The book was still there; in the exact same spot I had put it down a week earlier. The title? The Other Hand. The author – Chris Cleave. I still have trouble remembering that, and for the purpose of this post, I had to look it up. The American version is called Little Bee, and for some reason, that sticks better in my mind.

So, was it worth the trouble? Oh, yes. The Other Hand is one of those books that grips your heart tightly and won’t let go. It had me laughing; it had me crying; it made me read two other books (Chris Cleave’s Incendiary and Things Fall Apart by Chinua Achebe – which is considered “the archetypal modern African novel”); and it made me aware of certain problems in the modern world which I previously was completely ignorant about.

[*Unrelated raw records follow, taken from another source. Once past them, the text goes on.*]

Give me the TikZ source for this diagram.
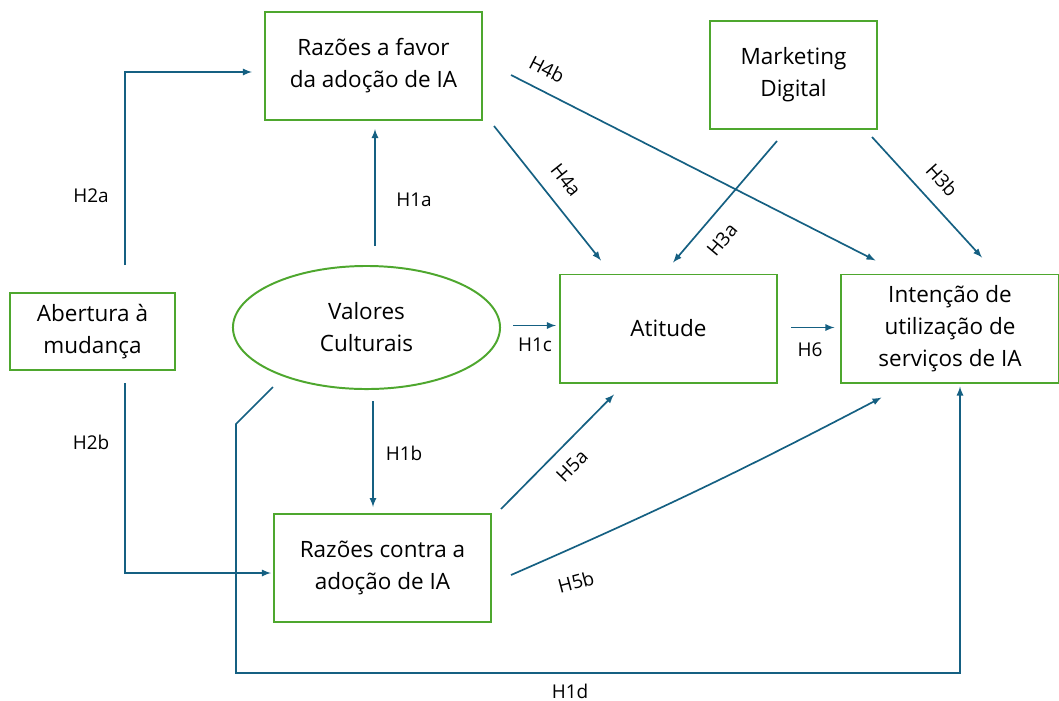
\documentclass[tikz,border=0pt]{standalone}
\usepackage{fontspec}
\setmainfont{Open Sans}
\usetikzlibrary{shapes.geometric,positioning}
\definecolor{boxgreen}{RGB}{78,167,46}
\definecolor{arrblue}{RGB}{21,96,130}
\newcommand{\boxfont}{\fontsize{16}{22.7}\selectfont}
\newcommand{\hypfont}{\fontsize{13.5}{16}\selectfont}

\begin{document}
\begin{tikzpicture}
        [x=0.025cm, y=-0.025cm,
         box/.style={draw=boxgreen, line width=1.4pt, align=center, inner sep=0pt,
                     font=\boxfont, minimum width=5.425cm, minimum height=2.7cm},
         hyp/.style={draw=arrblue, line width=1.2pt, -latex},
         lbl/.style={font=\hypfont, inner sep=0pt}]

        \useasboundingbox (0,0) rectangle (1059,700);

        \node [box] (fav) at (373.5,66) {Razões a favor\\da adoção de IA};
        \node [box, minimum width=4.175cm] (mkt) at (793.5,75) {Marketing\\Digital};
        \node [box, minimum width=4.125cm, minimum height=1.925cm] (abe) at (92.5,331.5) {Abertura à\\mudança};
        \node [box, ellipse, minimum width=6.675cm, minimum height=3.075cm] (val) at (366.5,327.5) {Valores\\Culturais};
        \node [box] (ati) at (668.5,328.5) {Atitude};
        \node [box] (int) at (950,328.5) {Intenção de\\utilização de\\serviços de IA};
        \node [box] (con) at (382.5,568) {Razões contra a\\adoção de IA};

        \node [lbl] (l2a) at (91,196) {H2a};
        \node [lbl] (l1a) at (414,200) {H1a};
        \node [lbl] (l2b) at (91,442) {H2b};
        \node [lbl] (l1b) at (404,453) {H1b};
        \node [lbl] (l1c) at (535,345) {H1c};
        \node [lbl] (l6) at (810,350) {H6};
        \node [lbl, rotate=-51.5] (l4a) at (566,180) {H4a};
        \node [lbl, rotate=-27] (l4b) at (547,69) {H4b};
        \node [lbl, rotate=50] (l3a) at (722,240) {H3a};
        \node [lbl, rotate=-48] (l3b) at (942,180) {H3b};
        \node [lbl, rotate=45.7] (l5a) at (572,466) {H5a};
        \node [lbl, rotate=15] (l5b) at (576,582) {H5b};
        \node [lbl] (l1d) at (570,691) {H1d};

        \draw [hyp] ([shift={(32.5,-27)}]abe.north) |- ([shift={(-12,6)}]fav.west);
        \draw [hyp] ([shift={(8.5,-19)}]val.north) -- ([shift={(1.5,8)}]fav.south);
        \draw [hyp] ([shift={(6.5,11)}]val.south) -- ([shift={(-9.5,-6)}]con.north);
        \draw [hyp] ([shift={(32.5,12)}]abe.south) |- ([shift={(-2,5)}]con.west);
        \draw [hyp] ([shift={(12,-2)}]val.east) -- ([shift={(-3,-3)}]ati.west);
        \draw [hyp] ([shift={(13,-1)}]ati.east) -- ([shift={(-6,-1)}]int.west);
        \draw [hyp] ([shift={(11,5)}]fav.south east) -- ([shift={(42,-13)}]ati.north west);
        \draw [hyp] ([shift={(28,9)}]fav.east) -- ([shift={(35,-13)}]int.north west);
        \draw [hyp] ([shift={(-16.5,11)}]mkt.south) -- ([shift={(4.5,-11)}]ati.north);
        \draw [hyp] ([shift={(-6,7)}]mkt.south east) -- ([shift={(32,-16)}]int.north);
        \draw [hyp] ([shift={(9,-4)}]con.north east) -- ([shift={(-54.5,11)}]ati.south);
        \draw [hyp] ([shift={(19,7)}]con.east) to [bend right=2] ([shift={(41,14)}]int.south west);
        \draw [hyp] ([shift={(-93.5,-3)}]val.south) -- ++(-37,37) -- ++(0,249) -| ([shift={(10,3)}]int.south);
\end{tikzpicture}
\end{document}
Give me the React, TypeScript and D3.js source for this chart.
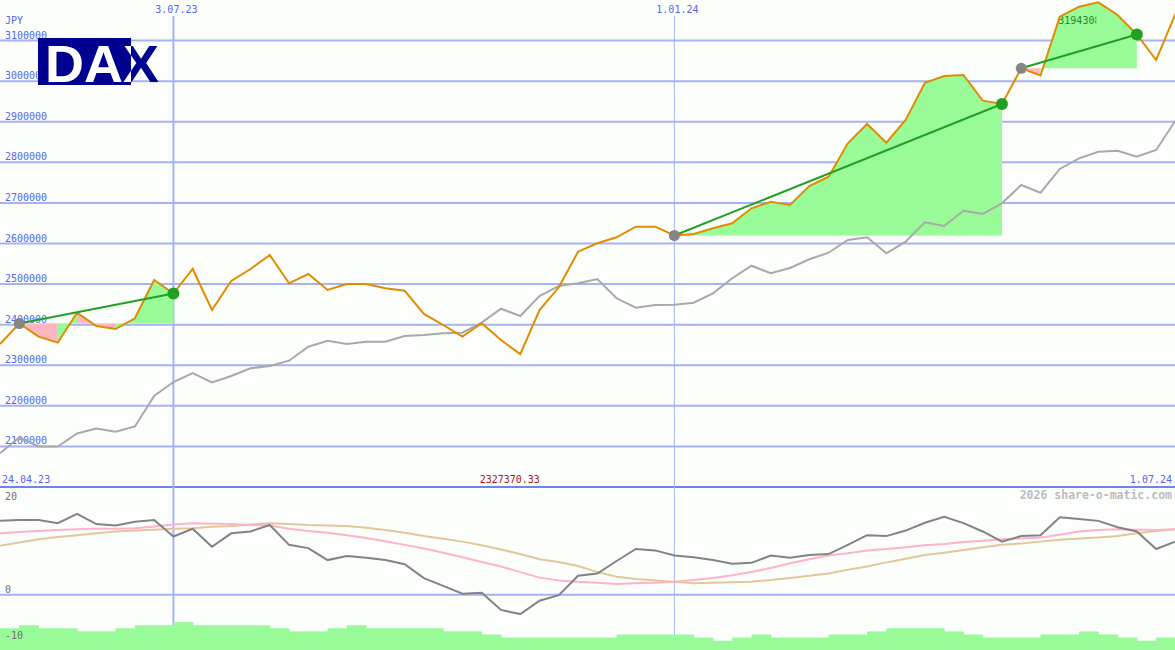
import React from 'react';
import * as d3 from 'd3';

const W = 1175;
const H = 650;

// weekly closing values (JPY)
const price = [
  2352400, 2402900, 2370400, 2355600, 2429500, 2396700, 2389300, 2415700, 2510100, 2476800,
  2537200, 2436100, 2507600, 2537200, 2571700, 2501900, 2524800, 2485400, 2500200, 2500200,
  2489600, 2483700, 2426300, 2399200, 2370400, 2403400, 2362200, 2327370.33, 2436100, 2492100,
  2579800, 2600500, 2615300, 2641400, 2641400, 2619700, 2623400, 2637500, 2649800, 2686700,
  2703000, 2694900, 2741700, 2764600, 2846900, 2894400, 2848400, 2904300, 2996200, 3012700,
  3015200, 2951900, 2943700, 3031700, 3014000, 3158800, 3183500, 3194308, 3163000, 3115000,
  3052100, 3165500,
];

// benchmark (grey line), same scale
const bench = [
  2083100, 2122000, 2099800, 2099800, 2131800, 2144200, 2136300, 2149100, 2224200, 2258700,
  2280900, 2257500, 2273500, 2292500, 2298200, 2311200, 2345700, 2360500, 2352400, 2358000,
  2358000, 2372100, 2374500, 2378700, 2380200, 2404900, 2439300, 2421400, 2470600, 2495300,
  2501900, 2512500, 2465000, 2441800, 2448500, 2449200, 2454100, 2477300, 2514300, 2545300,
  2526600, 2539600, 2561100, 2577300, 2608600, 2615300, 2575900, 2604400, 2652200, 2643100,
  2680800, 2672700, 2699100, 2744100, 2725200, 2783600, 2809900, 2826200, 2828700, 2813900,
  2830400, 2902600,
];

// lower panel indicators
const osc = [
  16.0, 16.2, 16.2, 15.5, 17.5, 15.3, 15.0, 15.8, 16.2, 12.6,
  14.3, 10.4, 13.3, 13.7, 15.1, 10.8, 10.1, 7.5, 8.4, 8.0,
  7.5, 6.6, 3.6, 1.9, 0.2, 0.4, -3.3, -4.2, -1.3, -0.1,
  4.1, 4.6, 7.3, 9.9, 9.6, 8.5, 8.1, 7.5, 6.7, 6.9,
  8.5, 8.0, 8.6, 8.8, 10.8, 12.9, 12.7, 13.9, 15.6, 16.9,
  15.5, 13.7, 11.5, 12.7, 12.9, 16.8, 16.4, 16.0, 14.6, 13.7,
  9.9, 11.5,
];
const sigPink = [
  13.3, 13.6, 13.8, 14.0, 14.2, 14.3, 14.3, 14.4, 14.8, 15.2,
  15.5, 15.4, 15.3, 15.1, 15.0, 14.3, 13.8, 13.4, 12.9, 12.3,
  11.6, 10.8, 10.0, 9.1, 8.1, 7.1, 6.1, 4.9, 3.7, 3.1,
  2.8, 2.6, 2.3, 2.5, 2.6, 2.8, 3.2, 3.6, 4.2, 4.9,
  5.8, 6.8, 7.7, 8.5, 9.0, 9.6, 9.9, 10.3, 10.7, 11.0,
  11.4, 11.7, 12.0, 12.2, 12.4, 13.0, 13.7, 14.0, 14.2, 14.1,
  14.0, 14.2,
];
const sigTan = [
  10.6, 11.3, 12.0, 12.5, 12.9, 13.3, 13.7, 13.9, 14.1, 14.3,
  14.4, 14.7, 14.9, 15.2, 15.5, 15.3, 15.1, 15.0, 14.9, 14.5,
  14.0, 13.4, 12.7, 12.1, 11.5, 10.7, 9.8, 8.8, 7.7, 7.1,
  6.2, 4.9, 3.9, 3.4, 3.1, 2.8, 2.5, 2.6, 2.7, 2.8,
  3.2, 3.6, 4.1, 4.6, 5.4, 6.1, 7.0, 7.8, 8.6, 9.1,
  9.7, 10.3, 10.8, 11.1, 11.5, 11.9, 12.2, 12.4, 12.7, 13.3,
  13.8, 14.2,
];
// weekly volume levels (bottom histogram)
const volume = [
  7, 8, 7, 7, 6, 6, 7, 8, 8, 9,
  8, 8, 8, 8, 7, 6, 6, 7, 8, 7,
  7, 7, 7, 6, 6, 5, 4, 4, 4, 4,
  4, 4, 5, 5, 5, 5, 4, 3, 4, 5,
  4, 4, 4, 5, 5, 6, 7, 7, 7, 6,
  5, 4, 4, 4, 5, 5, 6, 5, 4, 3,
  4,
];

// trend segments (start index, end index)
const segStart = [1, 35, 53];
const segEnd = [9, 52, 59];

const yTicks = [2100000, 2200000, 2300000, 2400000, 2500000, 2600000, 2700000, 2800000, 2900000, 3000000, 3100000];
const vLines = [
  { date: Date.UTC(2023, 6, 3), label: '3.07.23', width: 2 },
  { date: Date.UTC(2024, 0, 1), label: '1.01.24', width: 1 },
];
const lowerTicks = [20, 0];

const START = new Date(Date.UTC(2023, 4, 1));
const END = new Date(Date.UTC(2024, 6, 1));
const dates = d3.utcMonday.range(START, d3.utcDay.offset(END, 1));

const MONO = 'DejaVu Sans Mono, monospace';
const BLUE = '#5565ee';
const GRID = '#a6b2f4';

export default function App() {
  React.useEffect(() => {
    document.body.style.margin = '0';
  }, []);

  const x = d3.scaleUtc().domain([START, END]).range([0, 1175.4]);
  const y = d3.scaleLinear().domain([2000000, 3200000]).range([487, 0]);
  const yl = d3.scaleLinear().domain([0, 20]).range([594.7, 502.4]);
  const yv = d3.scaleLinear().domain([0, 10]).range([650, 619]);

  const xi = (i: number) => x(dates[i]);
  const mainLine = d3.line<number>().x((_, i) => xi(i)).y((d) => y(d));
  const lowLine = d3.line<number>().x((_, i) => xi(i)).y((d) => yl(d));

  // fills: group consecutive weeks with the same colour into one polygon
  const fills: { d: string; c: string }[] = [];
  segStart.forEach((s, k) => {
    const e = segEnd[k];
    const base = price[s];
    let runStart = s;
    let runColor = '';
    const flush = (a: number, b: number, c: string) => {
      const p = d3.path();
      p.moveTo(xi(a), y(base));
      for (let j = a; j <= b; j++) p.lineTo(xi(j), y(price[j]));
      p.lineTo(xi(b), y(base));
      p.closePath();
      fills.push({ d: p.toString(), c });
    };
    for (let i = s; i < e; i++) {
      const c = price[i + 1] >= base ? '#98fb98' : '#ffb6c1';
      if (i === s) {
        runColor = c;
        runStart = s;
      } else if (c !== runColor) {
        flush(runStart, i, runColor);
        runStart = i;
        runColor = c;
      }
    }
    flush(runStart, e, runColor);
  });

  const minIdx = d3.minIndex(price);
  const maxIdx = d3.maxIndex(price);

  return (
    <svg width={W} height={H} style={{ position: 'absolute', left: 0, top: 0, display: 'block' }}>
      <defs>
        <clipPath id="logoIn">
          <rect x={38} y={38} width={93} height={47} />
        </clipPath>
        <clipPath id="logoOut">
          <rect x={131} y={30} width={40} height={62} />
        </clipPath>
        <clipPath id="maxClip">
          <rect x={0} y={0} width={xi(maxIdx) - 2} height={40} />
        </clipPath>
      </defs>
      <rect x={0} y={0} width={W} height={H} fill="#fcfefc" />

      {/* horizontal grid */}
      {yTicks.map((t) => (
        <line key={t} x1={0} x2={W} y1={y(t)} y2={y(t)} stroke={GRID} strokeWidth={2} />
      ))}
      <line x1={0} x2={W} y1={yl(0)} y2={yl(0)} stroke={GRID} strokeWidth={2} />
      <line x1={0} x2={W} y1={487} y2={487} stroke="#7282ea" strokeWidth={2} />

      {/* vertical lines */}
      {vLines.map((v) => (
        <line key={v.label} x1={x(new Date(v.date))} x2={x(new Date(v.date))} y1={16} y2={H} stroke={GRID} strokeWidth={v.width} />
      ))}

      {/* axis labels */}
      <text x={5} y={24} fontFamily={MONO} fontSize={10} fill={BLUE}>JPY</text>
      {yTicks.map((t) => (
        <text key={t} x={5} y={y(t) - 2} fontFamily={MONO} fontSize={10} fill={BLUE}>{d3.format('d')(t)}</text>
      ))}
      {vLines.map((v) => (
        <text key={v.label} x={x(new Date(v.date)) + 3} y={13} textAnchor="middle" fontFamily={MONO} fontSize={10} fill={BLUE}>{v.label}</text>
      ))}
      <text x={2} y={483} fontFamily={MONO} fontSize={10} fill={BLUE}>24.04.23</text>
      <text x={1172} y={483} textAnchor="end" fontFamily={MONO} fontSize={10} fill={BLUE}>1.07.24</text>
      <text x={xi(minIdx) - 10.5} y={483} textAnchor="middle" fontFamily={MONO} fontSize={10} fill="#a81818">{d3.format('.2f')(price[minIdx])}</text>
      <text x={1172} y={499} textAnchor="end" fontFamily={MONO} fontSize={11.5} fontWeight="bold" fill="#bcbcbc">2026 share-o-matic.com</text>

      {/* fills */}
      {fills.map((f, i) => (
        <path key={i} d={f.d} fill={f.c} stroke="none" />
      ))}

      {/* max label */}
      <text x={xi(maxIdx) - 40} y={24} fontFamily={MONO} fontSize={10} fill="#2a8a2a" clipPath="url(#maxClip)">{d3.format('d')(price[maxIdx])}</text>

      {/* lines */}
      <path d={mainLine(bench) || ''} fill="none" stroke="#a9a9a9" strokeWidth={2} />
      <path d={mainLine(price) || ''} fill="none" stroke="#e08c00" strokeWidth={2} />

      {segStart.map((s, k) => (
        <line key={k} x1={xi(s)} y1={y(price[s])} x2={xi(segEnd[k])} y2={y(price[segEnd[k]])} stroke="#22a022" strokeWidth={2} />
      ))}
      {segStart.map((s, k) => (
        <g key={'d' + k}>
          <circle cx={xi(s)} cy={y(price[s])} r={5.5} fill="#858585" />
          <circle cx={xi(segEnd[k])} cy={y(price[segEnd[k]])} r={6} fill="#22a022" />
        </g>
      ))}

      {/* lower panel */}
      {lowerTicks.map((t) => (
        <text key={t} x={5} y={yl(t) - 2} fontFamily={MONO} fontSize={10} fill="#707070">{t}</text>
      ))}
      <path d={lowLine(sigTan) || ''} fill="none" stroke="#e2c898" strokeWidth={2} />
      <path d={lowLine(sigPink) || ''} fill="none" stroke="#ffb2c8" strokeWidth={2} />
      <path d={lowLine(osc) || ''} fill="none" stroke="#838383" strokeWidth={2} />

      {volume.map((v, i) => (
        <rect key={i} x={xi(i)} y={yv(v)} width={xi(i + 1) - xi(i) + 0.5} height={H - yv(v)} fill="#98fb98" />
      ))}
      <text x={5} y={Math.min(yl(-10) - 2, H - 4)} fontFamily={MONO} fontSize={10} fill="#707070">-10</text>

      {/* logo */}
      <rect x={38} y={38} width={93} height={47} fill="#000090" />
      <text x={45} y={82} fontFamily="Liberation Sans, Arial, sans-serif" fontWeight="bold" fontSize={51} textLength={114} lengthAdjust="spacingAndGlyphs" fill="#ffffff" clipPath="url(#logoIn)">DAX</text>
      <text x={45} y={82} fontFamily="Liberation Sans, Arial, sans-serif" fontWeight="bold" fontSize={51} textLength={114} lengthAdjust="spacingAndGlyphs" fill="#000090" clipPath="url(#logoOut)">DAX</text>
    </svg>
  );
}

It’s not a good book – it’s a great book – one I heartily recommend.

The process of finding this book also had a considerable impact on me (though less than the actual book). “The orange book” will forever be something of a Holy Grail to me – it was a quest, and at the end I found, not only the grail shaped bacon (yes, I still know it's actually beacon, but this is how I always read it), but the actual golden cup – the book was a gem well worth every fake orange book there was on the way.

Therefore, imagine my expectation when I recently found myself doing the same thing all over again. The “new orange book” is in fact green. I found it in a college book shop the very first week of term, but I didn’t have the stamina to wait in line behind all the (extremely young-looking) college students who were buying hoodies, tee shirts, caps, shot glasses, boxer shorts and whatnot with the university logo on it (plus maybe a textbook or two). I put the book back. But only in the physical sense.

In my mind I’ve been carrying it with me ever since. I knew it was green. I knew I found it somewhere in the M, N, O or P part of the fiction section. I thought it had something to do with Congo, or at the very least, Africa.

After having looked through every bookstore in Washington, D.C. and in Boston, and consulting my “carries a book catalogue in her head”-friend, Leanne, I once again had to retrace my steps. I went back to the college bookstore. They had fewer hoodies, fewer shot glasses, and most importantly fewer students this time. The book, however, was still there.

I have not yet read “the new orange book”, so I cannot tell you whether this is the grail or the bacon. I can, however, give you the title (Pandora in the Congo) and the author (Albert Sánches Piñol) so that you will have a better chance than me to find it, if and when you ever go looking for it.

3 comments:

Hart Johnson said...

I love your tale Mari! You are far more persistent than I am, but I am well aware your love of books is deeper--I love books, but in my tartish, fickle way.

I will keep my eyes open for Little Bee through.

M.J. Nicholls said...

This orange wonder sounds like precisely the sort of cult postmodern heart-tugger I should be reading. I'm sure I can locate a copy in my local library. They have EVERYTHING.

Thanks for the entertaining read about the entertaining read.

Word verification: singes

Cruella Collett said...

Tami, please do! Little Bee is well worth keeping an eye open for! And, judging from the first three chapters, so is Pandora in the Congo too.

M.J. - me likes local libraries with everything! (I was very close to once again brag about the Library of Congress, but I think this blog would explode should I ever mention it again) Cleave is a countryman of yours, I think, so that should further increase the possibility that the book is in the library of everything. Unless someone singed it.